Tuesday, March 29, 2011

Philly CheeseSteak/French Dip Sandwiches



  • 1 pkg sliced mushrooms
  • 1/2 sweet onion sliced thin
  • 1 green pepper sliced thin
  • 1 (10.5 ounce) can beef consomme
  • 1 cup water
  • 1 pound thinly sliced deli roast beef
  • 8 slices provolone cheese
  • 4 hoagie rolls, split lengthwise


  1. Saute onions for 10 minutes in a small amount of butter or olive oil.  Then add in mushrooms and green pepper for an additional 5-10 minutes.
  2. Heat beef consomme and water in a medium saucepan over medium-high heat to make a rich beef broth. Place the roast beef in the broth and warm for 3 minutes.

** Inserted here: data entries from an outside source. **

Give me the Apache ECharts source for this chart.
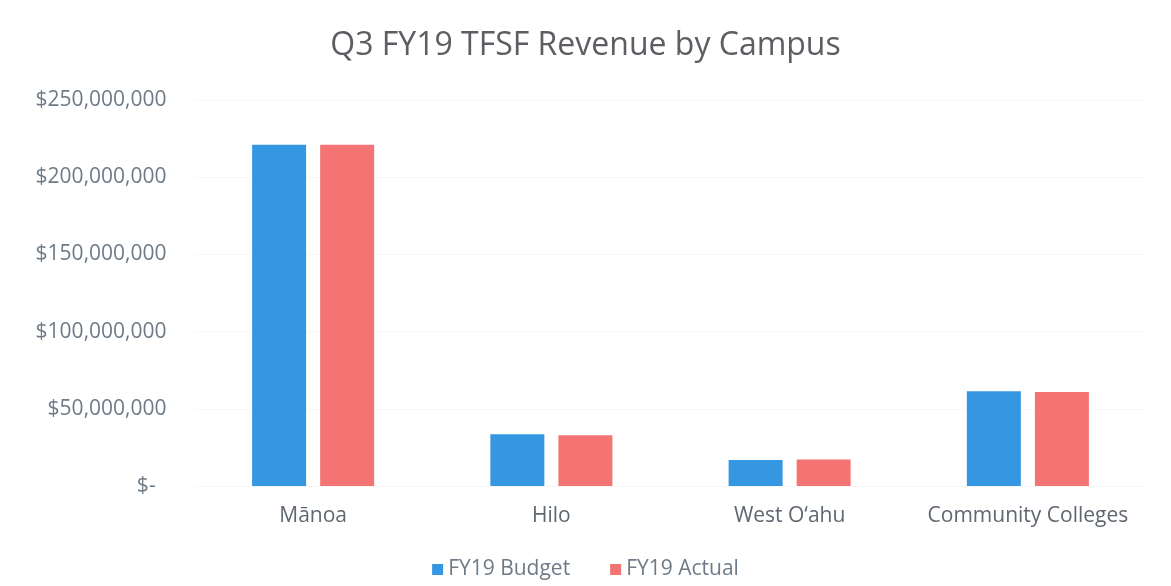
<!DOCTYPE html>
<html>
<head>
<meta charset="utf-8">
<script src="https://cdn.jsdelivr.net/npm/echarts@6/dist/echarts.min.js"></script>
<style>
  html, body { margin: 0; padding: 0; background: #fff; }
  #chart { width: 1171px; height: 586px; }
</style>
</head>
<body>
<div id="chart"></div>
<script>
// chart data
const categories = ['Mānoa', 'Hilo', 'West O‘ahu', 'Community Colleges'];
const budget = [221000000, 33500000, 16900000, 61400000];
const actual = [221000000, 32900000, 17200000, 60800000];
const seriesNames = ['FY19 Budget', 'FY19 Actual'];
const colors = ['#3596e2', '#f47474'];

const fontFamily = '"Open Sans", "Liberation Sans", sans-serif';

function moneyLabel(v) {
    if (v === 0) {
        return '$-   ';
    }
    return '$' + v.toLocaleString('en-US') + ' ';
}

const myChart = echarts.init(document.getElementById('chart'));
myChart.setOption({
    color: colors,
    animation: false,
    title: {
        text: 'Q3 FY19 TFSF Revenue by Campus',
        left: 'center',
        top: 25,
        textStyle: {
            fontFamily: fontFamily,
            fontSize: 32,
            fontWeight: 'normal',
            color: '#5b5e62'
        }
    },
    legend: {
        bottom: 1,
        left: 'center',
        itemWidth: 11,
        itemHeight: 11,
        itemGap: 40,
        icon: 'rect',
        textStyle: {
            fontFamily: fontFamily,
            fontSize: 21,
            color: '#6e7b87'
        },
        data: seriesNames
    },
    grid: {
        top: 100,
        bottom: 100,
        left: 194,
        right: 24
    },
    xAxis: {
        type: 'category',
        data: categories,
        axisLine: { show: false },
        axisTick: { show: false },
        axisLabel: {
            interval: 0,
            margin: 20,
            fontFamily: fontFamily,
            fontSize: 21,
            color: '#5f6770'
        }
    },
    yAxis: {
        type: 'value',
        min: 0,
        max: 250000000,
        interval: 50000000,
        axisLine: { show: false },
        axisTick: { show: false },
        splitLine: {
            lineStyle: { color: '#f7f7f7', width: 1 }
        },
        axisLabel: {
            margin: 22,
            fontFamily: fontFamily,
            fontSize: 21,
            color: '#6e7b87',
            formatter: moneyLabel
        }
    },
    series: [
        {
            name: seriesNames[0],
            type: 'bar',
            data: budget,
            barWidth: 54,
            barGap: '26%'
        },
        {
            name: seriesNames[1],
            type: 'bar',
            data: actual,
            barWidth: 54
        }
    ]
});
</script>
</body>
</html>
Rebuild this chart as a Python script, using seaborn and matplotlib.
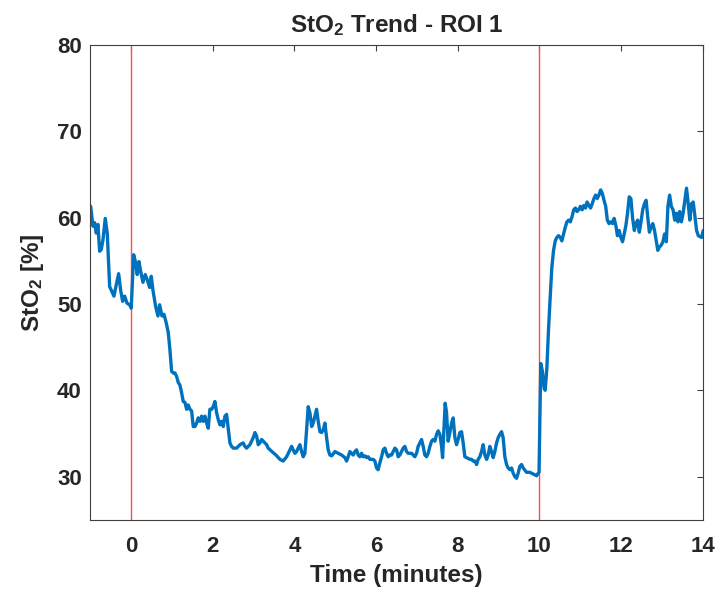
import numpy as np
import pandas as pd
import seaborn as sns
import matplotlib.pyplot as plt

# time (minutes) and StO2 (%)
time_min = [-0.986, -0.930, -0.888, -0.849, -0.808, -0.766, -0.727, -0.685, -0.629, -0.580,
            -0.521, -0.465, -0.416, -0.360, -0.301, -0.252, -0.203, -0.154, -0.098, -0.032,
            0.007, 0.066, 0.115, 0.154, 0.196, 0.237, 0.294, 0.350, 0.399, 0.458,
            0.497, 0.538, 0.605, 0.661, 0.702, 0.759, 0.808, 0.864, 0.913, 0.954,
            0.996, 1.035, 1.077, 1.118, 1.158, 1.199, 1.241, 1.280, 1.322, 1.363,
            1.402, 1.444, 1.486, 1.525, 1.566, 1.608, 1.647, 1.689, 1.730, 1.769,
            1.811, 1.853, 1.892, 1.933, 1.975, 2.014, 2.056, 2.097, 2.137, 2.178,
            2.220, 2.259, 2.301, 2.342, 2.381, 2.423, 2.464, 2.504, 2.587, 2.668,
            2.748, 2.790, 2.832, 2.912, 2.993, 3.035, 3.076, 3.116, 3.157, 3.199,
            3.238, 3.280, 3.321, 3.360, 3.451, 3.549, 3.647, 3.727, 3.811, 3.891,
            3.933, 3.972, 4.014, 4.055, 4.094, 4.136, 4.178, 4.217, 4.258, 4.300,
            4.339, 4.381, 4.423, 4.462, 4.503, 4.545, 4.584, 4.626, 4.667, 4.707,
            4.748, 4.790, 4.829, 4.870, 4.912, 4.993, 5.073, 5.157, 5.237, 5.279,
            5.318, 5.360, 5.401, 5.441, 5.482, 5.524, 5.563, 5.605, 5.646, 5.685,
            5.727, 5.769, 5.808, 5.849, 5.930, 5.972, 6.013, 6.052, 6.094, 6.136,
            6.175, 6.216, 6.258, 6.297, 6.339, 6.380, 6.420, 6.461, 6.503, 6.542,
            6.583, 6.625, 6.664, 6.706, 6.747, 6.787, 6.870, 6.950, 6.992, 7.031,
            7.073, 7.114, 7.154, 7.195, 7.237, 7.276, 7.318, 7.359, 7.398, 7.440,
            7.482, 7.521, 7.562, 7.604, 7.629, 7.660, 7.692, 7.726, 7.765, 7.807,
            7.849, 7.888, 7.930, 7.971, 8.010, 8.052, 8.093, 8.133, 8.174, 8.216,
            8.297, 8.338, 8.377, 8.419, 8.461, 8.500, 8.541, 8.583, 8.622, 8.664,
            8.706, 8.745, 8.786, 8.828, 8.867, 8.908, 8.950, 8.989, 9.031, 9.073,
            9.112, 9.153, 9.195, 9.234, 9.276, 9.317, 9.357, 9.398, 9.440, 9.479,
            9.520, 9.562, 9.601, 9.684, 9.765, 9.851, 9.931, 9.956, 9.990, 10.032,
            10.073, 10.115, 10.140, 10.181, 10.220, 10.262, 10.303, 10.345, 10.387, 10.426,
            10.467, 10.509, 10.548, 10.592, 10.634, 10.673, 10.715, 10.756, 10.798, 10.839,
            10.881, 10.920, 10.962, 11.003, 11.045, 11.087, 11.128, 11.167, 11.209, 11.251,
            11.292, 11.334, 11.375, 11.414, 11.456, 11.498, 11.539, 11.581, 11.622, 11.662,
            11.703, 11.745, 11.787, 11.828, 11.870, 11.909, 11.951, 11.992, 12.034, 12.075,
            12.117, 12.156, 12.198, 12.239, 12.281, 12.323, 12.364, 12.403, 12.445, 12.486,
            12.528, 12.570, 12.611, 12.650, 12.692, 12.734, 12.775, 12.817, 12.859, 12.898,
            12.939, 12.981, 13.023, 13.064, 13.106, 13.145, 13.187, 13.228, 13.270, 13.312,
            13.353, 13.392, 13.434, 13.475, 13.517, 13.559, 13.600, 13.642, 13.681, 13.722,
            13.764, 13.806, 13.847, 13.889, 13.970, 14.010]

sto2 = [61.3, 59.0, 59.4, 58.2, 59.2, 56.1, 56.3, 57.4, 59.9, 58.2,
        52.0, 51.4, 50.9, 52.2, 53.5, 51.6, 50.3, 50.9, 50.1, 49.9,
        49.5, 55.7, 54.8, 53.4, 54.9, 53.8, 52.5, 53.4, 52.8, 51.9,
        53.2, 51.6, 49.7, 48.6, 49.9, 48.6, 48.8, 47.8, 46.7, 44.7,
        42.2, 42.0, 42.0, 41.6, 40.9, 40.6, 39.7, 38.7, 38.6, 37.8,
        38.3, 37.8, 37.6, 35.8, 35.8, 36.2, 36.8, 36.4, 37.0, 36.4,
        37.0, 36.2, 35.6, 37.8, 37.8, 38.1, 38.7, 37.4, 36.6, 36.0,
        36.4, 35.8, 37.0, 37.2, 35.6, 33.9, 33.5, 33.3, 33.3, 33.7,
        33.9, 33.5, 33.3, 33.7, 34.5, 35.1, 34.7, 33.7, 33.9, 34.3,
        34.1, 33.9, 33.7, 33.3, 32.9, 32.5, 32.0, 31.8, 32.3, 33.1,
        33.5, 33.1, 32.7, 32.9, 33.3, 33.7, 32.9, 32.3, 32.7, 35.4,
        38.1, 37.4, 35.8, 36.2, 37.0, 37.8, 36.4, 35.2, 35.1, 35.4,
        36.2, 34.5, 33.1, 32.5, 32.4, 32.9, 32.7, 32.5, 32.2, 31.8,
        32.3, 32.9, 32.7, 32.5, 32.9, 33.1, 32.5, 32.3, 32.7, 32.3,
        32.4, 32.2, 32.3, 32.0, 32.0, 31.8, 31.0, 30.8, 31.6, 32.3,
        33.1, 33.3, 32.7, 32.3, 32.5, 32.5, 32.9, 33.3, 33.1, 32.3,
        32.5, 32.9, 33.3, 33.5, 32.9, 32.7, 32.7, 32.3, 32.7, 33.5,
        33.9, 34.3, 33.5, 32.5, 32.3, 32.7, 33.5, 34.1, 34.3, 34.1,
        34.9, 35.3, 34.9, 33.5, 32.2, 35.4, 38.5, 37.4, 34.1, 35.1,
        36.2, 36.8, 34.5, 33.7, 34.3, 35.1, 35.2, 33.9, 32.3, 32.2,
        32.0, 32.0, 31.8, 31.8, 31.4, 32.0, 32.3, 32.9, 33.7, 32.5,
        32.0, 32.5, 33.5, 32.9, 32.2, 32.9, 33.9, 34.5, 34.9, 35.2,
        34.5, 32.3, 31.4, 31.0, 30.8, 31.0, 30.4, 30.0, 29.8, 30.4,
        31.2, 31.4, 31.0, 30.5, 30.5, 30.3, 30.1, 30.3, 30.5, 43.1,
        42.2, 40.2, 40.0, 42.5, 46.8, 50.7, 54.2, 56.2, 57.3, 57.7,
        57.9, 57.7, 57.3, 58.1, 58.9, 59.5, 59.7, 59.5, 60.1, 60.9,
        61.1, 60.7, 60.9, 61.3, 60.9, 61.4, 61.1, 61.8, 61.4, 61.1,
        61.6, 62.2, 62.6, 62.2, 62.6, 63.2, 62.8, 62.0, 61.3, 59.7,
        59.3, 59.5, 59.3, 59.9, 59.1, 57.9, 58.5, 57.7, 57.2, 58.1,
        59.1, 60.5, 62.4, 62.2, 59.9, 58.5, 59.3, 59.7, 58.3, 59.5,
        60.9, 61.6, 62.0, 60.1, 58.3, 58.9, 59.3, 58.5, 57.3, 56.2,
        56.6, 56.8, 57.2, 58.1, 57.2, 61.3, 62.6, 61.3, 60.9, 59.7,
        60.5, 59.5, 60.7, 59.5, 60.5, 62.0, 63.4, 61.6, 59.7, 61.6,
        61.8, 60.1, 58.5, 57.9, 57.7, 58.5]

event_times = [0, 10]
x_ticks = [0, 2, 4, 6, 8, 10, 12, 14]
y_ticks = [30, 40, 50, 60, 70, 80]

df = pd.DataFrame({"Time": time_min, "StO2": sto2})

sns.set_theme(style="white")
plt.rcParams["font.family"] = ["Liberation Sans", "DejaVu Sans"]
plt.rcParams["font.weight"] = "bold"
plt.rcParams["mathtext.fontset"] = "custom"
plt.rcParams["mathtext.rm"] = "Liberation Sans:bold"
plt.rcParams["mathtext.it"] = "Liberation Sans:bold"
plt.rcParams["mathtext.bf"] = "Liberation Sans:bold"
plt.rcParams["mathtext.default"] = "rm"

fig = plt.figure(figsize=(7.15, 5.9), dpi=100)
ax = fig.add_axes([0.126, 0.119, 0.857, 0.805])

for t in event_times:
    ax.axvline(t, color="#ff4c4c", lw=1.0, zorder=1)

sns.lineplot(data=df, x="Time", y="StO2", ax=ax, color="#0072BD",
             lw=2.4, estimator=None, zorder=2)

ax.set_xlim(-1, 14)
ax.set_ylim(25, 80)
ax.set_xticks(x_ticks)
ax.set_yticks(y_ticks)

dark = "#262626"
for s in ax.spines.values():
    s.set_visible(True)
    s.set_color("#404040")
    s.set_linewidth(0.8)
ax.tick_params(direction="in", length=4, width=0.8, colors="#404040",
               labelcolor=dark, top=True, right=True, labelsize=16)
ax.tick_params(axis="x", pad=12)
ax.tick_params(axis="y", pad=6)
for lab in ax.get_xticklabels() + ax.get_yticklabels():
    lab.set_fontweight("bold")

ax.set_xlabel("Time (minutes)", fontsize=17.5, fontweight="bold", color=dark, labelpad=5)
ax.set_ylabel("StO$_2$ [%]", fontsize=17.5, fontweight="bold", color=dark, labelpad=8)
ax.set_title("StO$_2$ Trend - ROI 1", fontsize=17.5, fontweight="bold", color=dark, pad=9)

fig.savefig("out.png", dpi=100)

  3. Slice hoagie rolls and place face up under the broiler until lightly toasted.  
  4. Arrange the meat and veggies on the hoagie rolls and top each roll with 2 slices of provolone. 
  5. Turn the temperature down or lower rack and broil sandwiches just until the cheese just begins to melt. Serve the sandwiches with small bowls of the warm broth for dipping. Serves 4.

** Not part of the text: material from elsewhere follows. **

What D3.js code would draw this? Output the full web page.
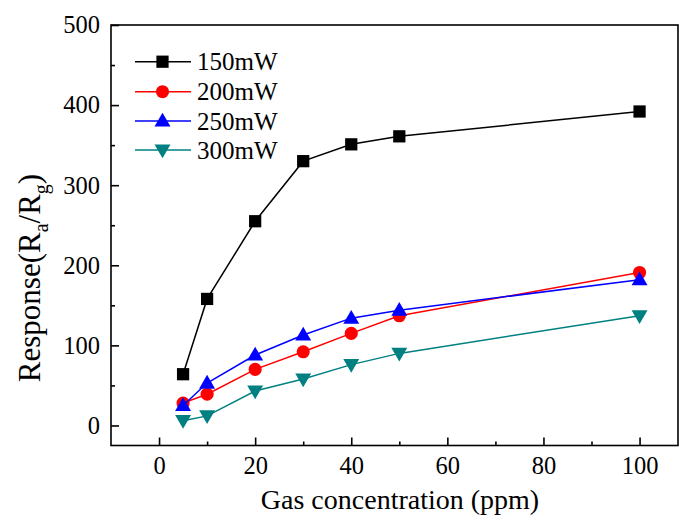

I recently found out that I am anemic so was looking for a beef recipe to add a little iron into my diet.  Since Natalie's husband doesn't eat beef, I gave them deli turkey instead of the roast beef (and obviously no dipping sauce) which made the meal more like a turkey "cheesesteak".  Emma really loved her sandwich (no veggies), and Roger ate two huge sandwiches.  I served these with sweet potato fries (nothing fancy, just from the freezer section in the grocery store).  Easy and hearty!